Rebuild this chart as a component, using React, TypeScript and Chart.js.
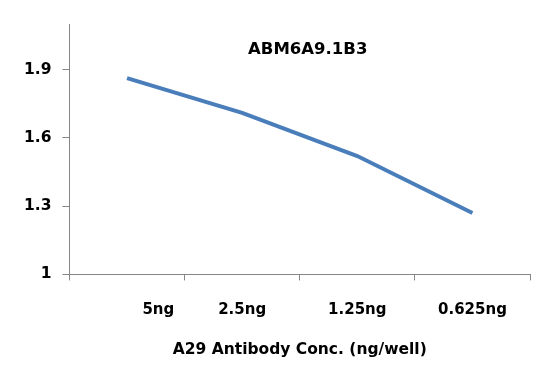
import React, { useEffect, useRef } from "react";
import { Chart, registerables } from "chart.js";

Chart.register(...registerables);

const chartTitle = "ABM6A9.1B3";
const xAxisTitle = "A29 Antibody Conc. (ng/well)";
const categories = ["5ng", "2.5ng", "1.25ng", "0.625ng"];
const values = [1.862, 1.71, 1.52, 1.27];
const yTicks = [1, 1.3, 1.6, 1.9];
const yMin = 1;
const yMax = 2.1;

const FONT = "'DejaVu Sans', Verdana, sans-serif";
const AXIS_GRAY = "#868686";
const LINE_BLUE = "#4A7EBB";

const titlePlugin = {
  id: "insideTitle",
  afterDraw(chart: any) {
    const { ctx, chartArea } = chart;
    ctx.save();
    ctx.font = `bold 16.5px ${FONT}`;
    ctx.fillStyle = "#000";
    ctx.textAlign = "center";
    ctx.textBaseline = "middle";
    const cx = (chartArea.left + chartArea.right) / 2 + 8;
    ctx.fillText(chartTitle, cx, chartArea.top + 26);
    ctx.restore();
  },
};

export default function App() {
  const ref = useRef<HTMLCanvasElement | null>(null);

  useEffect(() => {
    document.body.style.margin = "0";
    const canvas = ref.current;
    if (!canvas) return;
    const chart = new Chart(canvas, {
      type: "line",
      data: {
        labels: categories,
        datasets: [
          {
            data: values,
            borderColor: LINE_BLUE,
            borderWidth: 4,
            pointRadius: 0,
            tension: 0,
            fill: false,
          },
        ],
      },
      options: {
        animation: false,
        responsive: false,
        layout: { padding: { top: 24, right: 25, left: 13, bottom: 28 } },
        plugins: {
          legend: { display: false },
          title: { display: false },
          tooltip: { enabled: false },
        },
        scales: {
          x: {
            type: "category",
            offset: true,
            border: { display: true, color: AXIS_GRAY, width: 1 },
            grid: {
              offset: true,
              drawOnChartArea: false,
              drawTicks: true,
              tickLength: 6,
              color: AXIS_GRAY,
            },
            ticks: {
              padding: 21,
              color: "#000",
              font: { family: FONT, size: 15, weight: "bold" },
              maxRotation: 0,
              autoSkip: false,
              callback: function (this: any, v: any, i: number) {
                const label = categories[i];
                return i === 0 ? "\u2007\u2007\u2007\u2007\u2007\u2007" + label : label;
              },
            },
            title: {
              display: true,
              text: xAxisTitle,
              color: "#000",
              font: { family: FONT, size: 15.5, weight: "bold" },
              padding: { top: 0, bottom: 0 },
            },
          },
          y: {
            min: yMin,
            max: yMax,
            border: { display: true, color: AXIS_GRAY, width: 1 },
            grid: {
              drawOnChartArea: false,
              drawTicks: true,
              tickLength: 7,
              color: AXIS_GRAY,
            },
            afterBuildTicks: (scale: any) => {
              scale.ticks = yTicks.map((v) => ({ value: v }));
            },
            ticks: {
              padding: 11,
              color: "#000",
              font: { family: FONT, size: 15.5, weight: "bold" },
              callback: (v: any) => String(Math.round(Number(v) * 10) / 10),
            },
          },
        },
      },
      plugins: [titlePlugin],
    });
    return () => chart.destroy();
  }, []);

  return (
    <div style={{ width: 555, height: 387, background: "#fff" }}>
      <canvas ref={ref} width={555} height={387} />
    </div>
  );
}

-------------------------

▶ The exercise: Your task is to repeat the material above exactly, without its pictures.

▶ Solved exercise:
Rebuild this chart as a component, using React, TypeScript and Chart.js.
import React, { useEffect, useRef } from "react";
import { Chart, registerables } from "chart.js";

Chart.register(...registerables);

const chartTitle = "ABM6A9.1B3";
const xAxisTitle = "A29 Antibody Conc. (ng/well)";
const categories = ["5ng", "2.5ng", "1.25ng", "0.625ng"];
const values = [1.862, 1.71, 1.52, 1.27];
const yTicks = [1, 1.3, 1.6, 1.9];
const yMin = 1;
const yMax = 2.1;

const FONT = "'DejaVu Sans', Verdana, sans-serif";
const AXIS_GRAY = "#868686";
const LINE_BLUE = "#4A7EBB";

const titlePlugin = {
  id: "insideTitle",
  afterDraw(chart: any) {
    const { ctx, chartArea } = chart;
    ctx.save();
    ctx.font = `bold 16.5px ${FONT}`;
    ctx.fillStyle = "#000";
    ctx.textAlign = "center";
    ctx.textBaseline = "middle";
    const cx = (chartArea.left + chartArea.right) / 2 + 8;
    ctx.fillText(chartTitle, cx, chartArea.top + 26);
    ctx.restore();
  },
};

export default function App() {
  const ref = useRef<HTMLCanvasElement | null>(null);

  useEffect(() => {
    document.body.style.margin = "0";
    const canvas = ref.current;
    if (!canvas) return;
    const chart = new Chart(canvas, {
      type: "line",
      data: {
        labels: categories,
        datasets: [
          {
            data: values,
            borderColor: LINE_BLUE,
            borderWidth: 4,
            pointRadius: 0,
            tension: 0,
            fill: false,
          },
        ],
      },
      options: {
        animation: false,
        responsive: false,
        layout: { padding: { top: 24, right: 25, left: 13, bottom: 28 } },
        plugins: {
          legend: { display: false },
          title: { display: false },
          tooltip: { enabled: false },
        },
        scales: {
          x: {
            type: "category",
            offset: true,
            border: { display: true, color: AXIS_GRAY, width: 1 },
            grid: {
              offset: true,
              drawOnChartArea: false,
              drawTicks: true,
              tickLength: 6,
              color: AXIS_GRAY,
            },
            ticks: {
              padding: 21,
              color: "#000",
              font: { family: FONT, size: 15, weight: "bold" },
              maxRotation: 0,
              autoSkip: false,
              callback: function (this: any, v: any, i: number) {
                const label = categories[i];
                return i === 0 ? "\u2007\u2007\u2007\u2007\u2007\u2007" + label : label;
              },
            },
            title: {
              display: true,
              text: xAxisTitle,
              color: "#000",
              font: { family: FONT, size: 15.5, weight: "bold" },
              padding: { top: 0, bottom: 0 },
            },
          },
          y: {
            min: yMin,
            max: yMax,
            border: { display: true, color: AXIS_GRAY, width: 1 },
            grid: {
              drawOnChartArea: false,
              drawTicks: true,
              tickLength: 7,
              color: AXIS_GRAY,
            },
            afterBuildTicks: (scale: any) => {
              scale.ticks = yTicks.map((v) => ({ value: v }));
            },
            ticks: {
              padding: 11,
              color: "#000",
              font: { family: FONT, size: 15.5, weight: "bold" },
              callback: (v: any) => String(Math.round(Number(v) * 10) / 10),
            },
          },
        },
      },
      plugins: [titlePlugin],
    });
    return () => chart.destroy();
  }, []);

  return (
    <div style={{ width: 555, height: 387, background: "#fff" }}>
      <canvas ref={ref} width={555} height={387} />
    </div>
  );
}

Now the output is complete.